Yanisch's explanation for the petitioners' failure to serve the parties differs somewhat from that in Litowitz. But RCW 34.05.542(2), the statute conferring jurisdiction on the superior court to review decisions of the Growth Management Hearings Board, states that a `petition for judicial review of an [agency] order shall be filed with the court and served on the agency, the office of the attorney general, and all parties of record within thirty days after service of the final order.' (Emphasis added.)
Neither the APA nor the GMA define `parties of record' as used in RCW 34.05.542(2). But the Litowitz court resolved this issue, stating:
In the present case, the court's oral ruling and written order did not make clear which parties it considered the parties of record not served.
A `party of record' is not synonymous with a `party to judicial review.' It refers instead to persons to whom the agency action is specifically directed or persons named as a party in the agency proceeding under [current RCW 34.05.010(12)]. Thus, in order to avoid dismissal of the petition for failure of service, service upon `all parties of record' must be read as requiring service upon all parties in the agency proceeding. The Litowitzes failed to serve all parties of record, and as a result, failed to invoke the jurisdiction of the court. Dismissal was appropriate.
Litowitz, 93 Wn. App. at 69. See also Technical Employees Ass'n v.
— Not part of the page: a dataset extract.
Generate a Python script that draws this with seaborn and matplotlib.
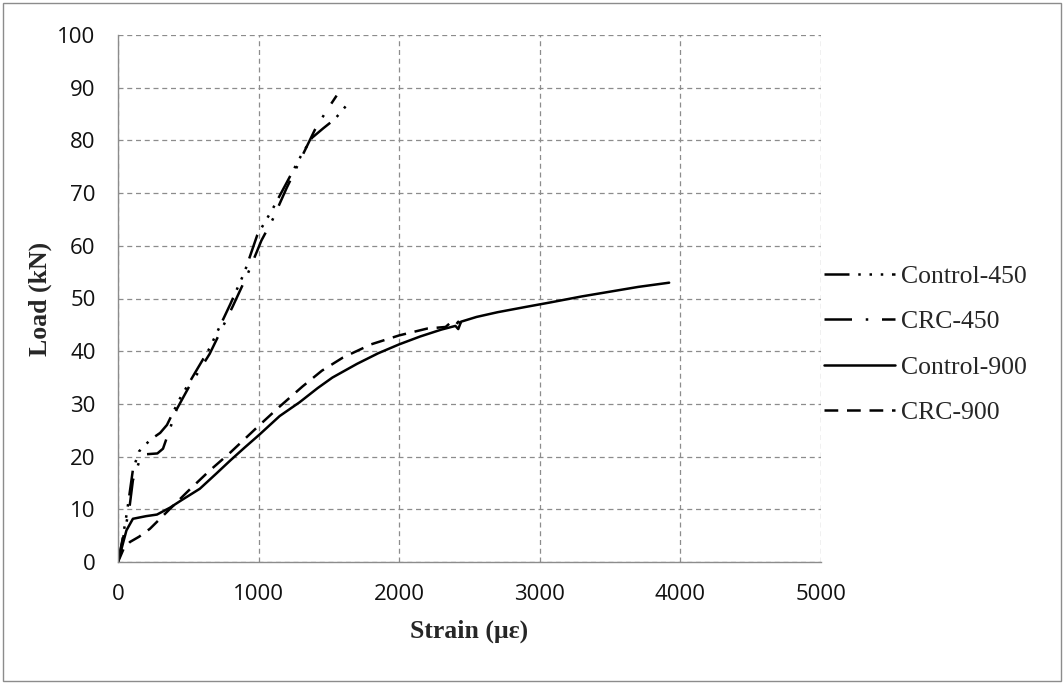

Pub. Employment Relations Comm'n, 105 Wn. App. 434, 438, 20 P.3d 472 (2001) (A `party' to agency proceedings, within the meaning of jurisdictional requirement that a petition for judicial review of an agency order must be filed with all parties of record, means a person named as a party to the agency proceeding or allowed to intervene or participate as a party in the agency proceeding.).
Yanisch contends, for example, that Brenda Boardman, Tammy Baker, and Dan Smith received actual notice and that, therefore, the petitioners `substantially complied' with the APA requirement to serve all parties of record. But even substantial compliance with the service requirements of the APA is not sufficient to invoke the appellate, or subject matter, jurisdiction of the superior court. Diehl v. W. Washington Growth Mgmt. Hearings Bd., 118 Wn. App. 212, 221, 75 P.3d 975 (2003) (citing Skagit Surveyors Eng'rs, LLC v. Friends of Skagit County, 135 Wn.2d 542, 556, 958 P.2d 962 (1998)).
Litowitz and the APA require service on all parties involved in the agency proceeding being challenged. Yanisch failed to comply with these service requirements, and the trial court properly dismissed the petition.
Our resolution of this case based on Yanisch's failure to satisfy APA service requirements obviates our need to address Lewis County's contentions that the case should be dismissed, even if reversed and remanded, because Yanisch paid only one filing fee to the superior court while requesting review of four underlying Board decisions.
A majority of the panel having determined that this opinion will not be printed in the Washington Appellate Reports, but will be filed for public record pursuant to RCW 2.06.040, it is so ordered.
HOUGHTON, J., ARMSTRONG, J., concur.